Jobsite's The Guys: The human toll of 9/11

A writer helps a firefighter eulogize his lost comrades.

click to enlarge REMEMBERING: Paul and Ro Potenza as an NYC fire captain and the writer who tries to put his losses into words. - Brian Smallheer/Jobsite
Brian Smallheer/Jobsite
REMEMBERING: Paul and Ro Potenza as an NYC fire captain and the writer who tries to put his losses into words.

The events of September 11, 2001 were a tragedy for all Americans, and it's only natural that we look for ways to mourn and share our sorrow. Anne Nelson's The Guys provides just such an opportunity. In its tales of four firefighters who gave their lives in the Twin Towers, it allows us to reflect on their sacrifice, recognize their humanity, and grieve for their loss. This is theater in the ancient sense: as a religious act, a call to fundamentals.

For this reason, some theatergoers may feel disappointed. There's no real conflict here, no suspense, no transforming climax. The acting is first-class, but the emotional range shown is narrow.

Still, that's right for an exercise that's as much an act of communion as it is a drama. The Guys is about acknowledging, celebrating the dead. If the experience is less than cathartic, still it's meaningful — and comforting.

There are only two characters in the play — Nick, a captain in the New York Fire Department, and Joan, a writer who's taken it upon herself to help him write eulogies for the funeral at which he must speak. Joan is just what Nick needs — someone respectful and cautious, able to draw out his memories of his fallen comrades, and talented enough to turn those disordered fragments into coherent paragraphs.

Although Nick lost eight men in total, we only hear about four: Bill, the quiet Irish firefighter who "looked like a plumber" and had the opinions of a food critic; Jimmy, the new guy, who was lovingly razzed by the senior firefighters, and for whom 9/11 was his first and only fire; Patrick, whose life was organized around work, church and home, and who was a leader, not a boss, to all the men who looked up to him; and Barney, the cut-up, who collected antique tools and whose romantic dream was to one day meet a woman welder.

As Joan translates these details into fine, but not too fine, phrases, Nick loses his anxieties: maybe he will, after all, be able to address the bereft families with words equal to the occasion. And New Yorker Joan, whose pain for her damaged city also needs assuaging, finds some solace in her labor. She lets us know, though, that she'll never have what she most wants — to rewind the tape, to have the towers miraculously rise again along with all the lives they once seemed to shelter. Take it from a writer to doubt the efficacy, finally, of words.

Paul Potenza is Nick and it's another top performance from a mightily talented artist. Everything is just right here, from the bafflement and sadness which he first brings to the meeting with Joan, to the love and humor that emerge as he describes the lives of his fallen men. If I hadn't seen Potenza shine in so many utterly different roles, I might feel that Nick was the part he was born for, the one that required the least "acting." But of course, it's precisely Potenza's magic that makes this melancholy firefighter seem so authentic.
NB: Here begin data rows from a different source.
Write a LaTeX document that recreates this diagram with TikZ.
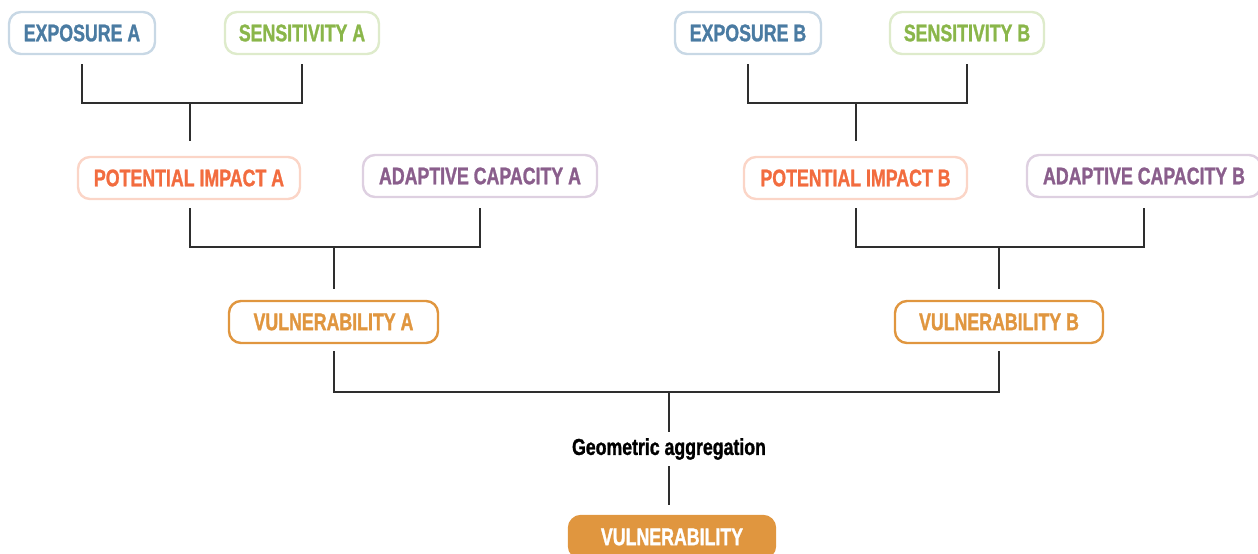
\documentclass[tikz,border=0pt]{standalone}
\usepackage{fontspec}
\newfontfamily\cond{Liberation Sans Bold}[FakeStretch=0.74, FakeBold=1.2]
\newfontfamily\condg{Liberation Sans Bold}[FakeStretch=0.77, FakeBold=1.2]
\definecolor{expT}{HTML}{4A7BA2}
\definecolor{expB}{HTML}{C8D8E5}
\definecolor{senT}{HTML}{8AB64A}
\definecolor{senB}{HTML}{DEEBCB}
\definecolor{potT}{HTML}{F26C3F}
\definecolor{potB}{HTML}{FBD5C7}
\definecolor{adaT}{HTML}{8A5E8C}
\definecolor{adaB}{HTML}{DED0E1}
\definecolor{vulO}{HTML}{E0963F}
\definecolor{lineC}{HTML}{2E2E2E}
\begin{document}
\begin{tikzpicture}[x=1pt,y=-1pt,
  box/.style={rounded corners=12pt, line width=2.4pt, minimum height=42pt,
    inner sep=0pt, font=\cond\fontsize{24}{28}\selectfont},
  exbox/.style={box, draw=expB, text=expT},
  sebox/.style={box, draw=senB, text=senT},
  pobox/.style={box, draw=potB, text=potT},
  adbox/.style={box, draw=adaB, text=adaT},
  vubox/.style={box, draw=vulO, text=vulO},
  fibox/.style={box, draw=vulO, fill=vulO, text=white},
  link/.style={draw=lineC, line width=1.2pt}]
\useasboundingbox (0,0) rectangle (1258,554);
% level 1
\node[exbox, minimum width=146pt] (expA) at (82,33) {EXPOSURE A};
\node[sebox, minimum width=154pt] (sensA) at (302,33) {SENSITIVITY A};
\node[exbox, minimum width=146pt] (expBn) at (748,33) {EXPOSURE B};
\node[sebox, minimum width=154pt] (sensB) at (967,33) {SENSITIVITY B};
% level 2
\node[pobox, minimum width=222pt] (potA) at (189,178) {POTENTIAL IMPACT A};
\node[adbox, minimum width=234pt] (adaA) at (480,176) {ADAPTIVE CAPACITY A};
\node[pobox, minimum width=223pt] (potBn) at (855.5,178) {POTENTIAL IMPACT B};
\node[adbox, minimum width=234pt] (adaB) at (1144,176) {ADAPTIVE CAPACITY B};
% level 3
\node[vubox, minimum width=209pt] (vulA) at (333.5,322) {VULNERABILITY A};
\node[vubox, minimum width=208pt] (vulB) at (999,322) {VULNERABILITY B};
% aggregation
\node[inner sep=0pt, minimum height=34pt, font=\condg\fontsize{23}{26}\selectfont, text=black] (geo) at (669,449) {Geometric aggregation};
\node[fibox, minimum width=206pt] (vul) at (672,537) {VULNERABILITY};
% junctions
\coordinate (jA1) at (190,103);
\coordinate (jB1) at (856,103);
\coordinate (jA2) at (334,247);
\coordinate (jB2) at (999,247);
\coordinate (j3) at (669,392);
% connectors
\draw[link] ([yshift=-9pt]expA.south) |- (jA1) -| ([yshift=-9pt]sensA.south);
\draw[link] (jA1) -- ([yshift=15pt]potA.north -| jA1);
\draw[link] ([yshift=-9pt]expBn.south) |- (jB1) -| ([yshift=-9pt]sensB.south);
\draw[link] (jB1) -- ([yshift=15pt]potBn.north -| jB1);
\draw[link] ([yshift=-8pt]potA.south -| jA1) |- (jA2) -| ([yshift=-10pt]adaA.south);
\draw[link] (jA2) -- ([yshift=11pt]vulA.north -| jA2);
\draw[link] ([yshift=-8pt]potBn.south -| jB1) |- (jB2) -| ([yshift=-10pt]adaB.south);
\draw[link] (jB2) -- ([yshift=11pt]vulB.north -| jB2);
\draw[link] ([yshift=-7pt]vulA.south -| jA2) |- (j3) -| ([yshift=-7pt]vulB.south -| jB2);
\draw[link] (j3) -- (geo.north -| j3);
\draw[link] (geo.south -| j3) -- ([yshift=10pt]vul.north -| j3);
\end{tikzpicture}
\end{document}
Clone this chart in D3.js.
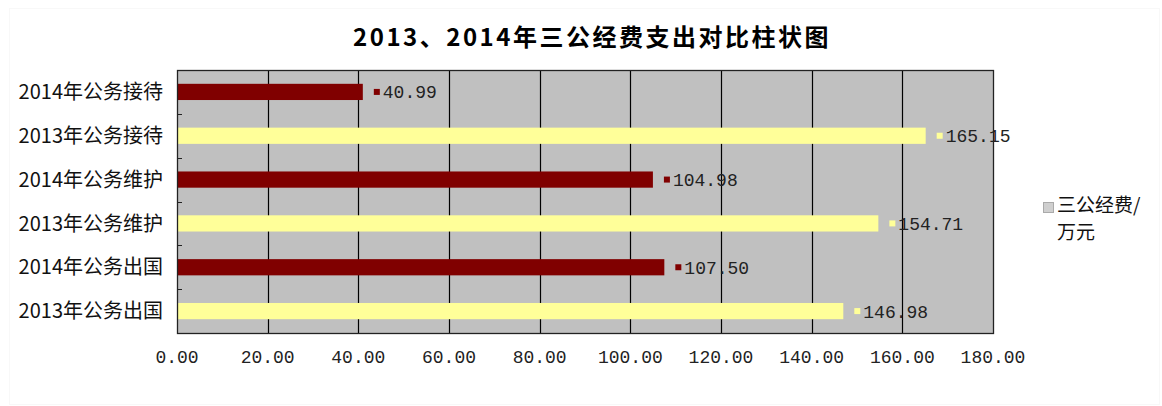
<!DOCTYPE html>
<meta charset="utf-8">
<script src="https://d3js.org/d3.v7.min.js"></script>
<style>
  body { margin: 0; background: #fff; }
</style>
<div id="chart"></div>
<script>
  // data, top row first
  var categories = ["2014年公务接待", "2013年公务接待", "2014年公务维护", "2013年公务维护", "2014年公务出国", "2013年公务出国"];
  var values = [40.99, 165.15, 104.98, 154.71, 107.50, 146.98];
  var years = ["2014", "2013", "2014", "2013", "2014", "2013"];
  var xTicks = [0, 20, 40, 60, 80, 100, 120, 140, 160, 180];
  var legendLines = ["三公经费/", "万元"];

  var W = 1162, H = 406;
  var margin = {top: 70, left: 177, right: 169, bottom: 73},
      width = W - margin.left - margin.right,
      height = H - margin.top - margin.bottom;

  var svg = d3.select("#chart").append("svg")
    .attr("width", W).attr("height", H);

  // faint outer frame
  svg.append("rect")
    .attr("x", 9.5).attr("y", 8.5).attr("width", W - 12).attr("height", H - 10)
    .attr("fill", "none").attr("stroke", "#f8f8f8");

  svg.append("text")
    .attr("x", 592).attr("y", 46)
    .attr("text-anchor", "middle")
    .style("font-family", "'Noto Sans CJK SC', sans-serif")
    .style("font-size", "24px").style("font-weight", "bold")
    .style("letter-spacing", "2.5px")
    .text("2013、2014年三公经费支出对比柱状图");

  var g = svg.append("g")
    .attr("transform", "translate(" + margin.left + "," + margin.top + ")");

  var x = d3.scaleLinear().domain([0, 180]).range([0, width]);
  var y = d3.scaleBand().domain(categories).range([0, height]).paddingInner(0.63).paddingOuter(0.315);
  var band = d3.scaleBand().domain(categories).range([0, height]);
  var color = d3.scaleOrdinal().domain(["2014", "2013"]).range(["#800000", "#ffff99"]);

  g.append("rect")
    .attr("width", width).attr("height", height)
    .attr("fill", "#c0c0c0");

  // vertical grid
  g.append("g").selectAll("line")
    .data(xTicks.slice(1, -1))
    .enter().append("line")
      .attr("x1", function(d){ return Math.round(x(d)) + 0.5; })
      .attr("x2", function(d){ return Math.round(x(d)) + 0.5; })
      .attr("y1", 0).attr("y2", height)
      .attr("stroke", "#000").attr("stroke-width", 1.2);

  // bars
  g.append("g").selectAll("rect")
    .data(values)
    .enter().append("rect")
      .attr("x", 0)
      .attr("y", function(d, i){ return y(categories[i]); })
      .attr("width", function(d){ return x(d); })
      .attr("height", y.bandwidth())
      .attr("fill", function(d, i){ return color(years[i]); });

  // frame
  g.append("rect")
    .attr("x", 0.5).attr("y", 0.5).attr("width", width).attr("height", height)
    .attr("fill", "none").attr("stroke", "#222").attr("stroke-width", 1.3);

  // small y ticks at band edges
  g.append("g").selectAll("line")
    .data(categories)
    .enter().append("line")
      .attr("x1", 0).attr("x2", 5)
      .attr("y1", function(d){ return Math.round(band(d)) + 0.5; })
      .attr("y2", function(d){ return Math.round(band(d)) + 0.5; })
      .attr("stroke", "#222");

  // value labels
  var lab = g.append("g").selectAll("g")
    .data(values)
    .enter().append("g")
      .attr("transform", function(d, i){
        return "translate(" + x(d) + "," + (y(categories[i]) + y.bandwidth() / 2) + ")";
      });
  lab.append("rect")
    .attr("x", 11).attr("y", -3).attr("width", 6).attr("height", 6)
    .attr("fill", function(d, i){ return color(years[i]); });
  lab.append("text")
    .attr("x", 20).attr("dy", "0.36em")
    .style("font-family", "'Liberation Mono', monospace")
    .style("font-size", "18px")
    .attr("fill", "#222")
    .text(function(d){ return d.toFixed(2); });

  // y labels
  g.append("g").selectAll("text")
    .data(categories)
    .enter().append("text")
      .attr("x", -14)
      .attr("y", function(d){ return band(d) + band.bandwidth() / 2; })
      .attr("dy", "0.36em")
      .attr("text-anchor", "end")
      .style("font-family", "'Noto Sans CJK SC', sans-serif")
      .style("font-size", "20px")
      .attr("fill", "#111")
      .text(function(d){ return d; });

  // x tick labels
  g.append("g").selectAll("text")
    .data(xTicks)
    .enter().append("text")
      .attr("x", function(d){ return x(d); })
      .attr("y", height + 30)
      .attr("text-anchor", "middle")
      .style("font-family", "'Liberation Mono', monospace")
      .style("font-size", "18px")
      .attr("fill", "#222")
      .text(function(d){ return d.toFixed(2); });

  // legend
  var leg = svg.append("g").attr("transform", "translate(1043,202)");
  leg.append("rect")
    .attr("x", 0.5).attr("y", 0.5).attr("width", 10).attr("height", 10)
    .attr("fill", "#cfcfcf").attr("stroke", "#aaa");
  leg.selectAll("text")
    .data(legendLines)
    .enter().append("text")
      .attr("x", 14)
      .attr("y", function(d, i){ return 10 + i * 27; })
      .style("font-family", "'Noto Sans CJK SC', sans-serif")
      .style("font-size", "19px")
      .attr("fill", "#111")
      .text(function(d){ return d; });
</script>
As Joan, Roz Potenza (they're husband and wife) is also completely convincing. With seeming ease she persuades us that she's a transplanted Oklahoman who's happily become a New Yorker, an interpreter who in seconds can turn an aside into an encomium, a caring soul who can speak, for us all, of her grief. The Potenzas even manage to make the one false note in the play seem thinkable. This is a tango that the two characters share for no credible reason, and which threatens to break not just the mood but all logic. Not to worry: the dance is performed with such tentative, moderate humanity, it seems almost appropriate. These two fine performers can make even the incredible seem likely.

The Guys is scrupulously directed by Shawn Paonessa on Brian Smallheer's elegantly simple set, in which three distinct playing areas are backed by oddly shaped cutouts, quietly suggesting devastation. The show only takes 70 minutes without intermission, but that seems about right. Roz Potenza is also responsible for the felicitous costumes, suggesting a Northern climate as autumn approaches. Smallheer designed the evocative lighting.

Of course, no play can sufficiently commemorate an event as tragic as 9/11. But maybe that's The Guys' secret: it's small, unassuming, deliberately limited in scope. Aspiring to little, it doesn't insult us with its ambitions. Like a carefully chosen kind word, it's brief but soothing.

We all lost a lot on that day.

But it's the virtue of The Guys that it keeps its canvas small.